Moving to real-time would have a massive effect. You can only begin to imagine the positive improvement it would make for the Government’s cash flow, and the negative consequence this could create for tax payers’ working capital."
Could real-time tax fundamentally overhaul our systems? Could blockchain play a role?
"The drive to digitisation of tax is going more in the direction of ensuring people don’t make mistakes on forms. It stands to reason that, if you have people writing things down, there is always going to be a certain level of human error.
However, with digitisation of tax systems you can move beyond spotting mistakes and get a better idea of who may need to be investigated. Systems could soon get to a level where they know what companies in the same sector as you with a similar head count and level of trade pay in tax. If there are significant differences, that could flag up where inspectors need to focus their efforts.
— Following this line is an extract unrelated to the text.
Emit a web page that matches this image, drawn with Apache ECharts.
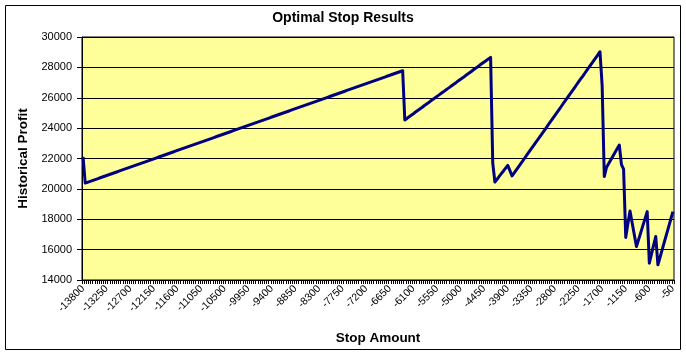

In terms of more ambitious technology, such as blockchain, I suspect we’ll see an emerging market make the leap first. This would mean there is a shared ledger so there would be the greatest level of transparency with every penny accounted for and tax bills worked out on actual transactions, not reported figures."
Could this lead to more complexity?
"It already is, to be honest, and all companies want to do is be compliant across multiple regimes. This can be difficult with rules changing and compliance hurdles moving with them. It’s making the role of technology consulting far more important within the tax function because you need to pick the right platform for you."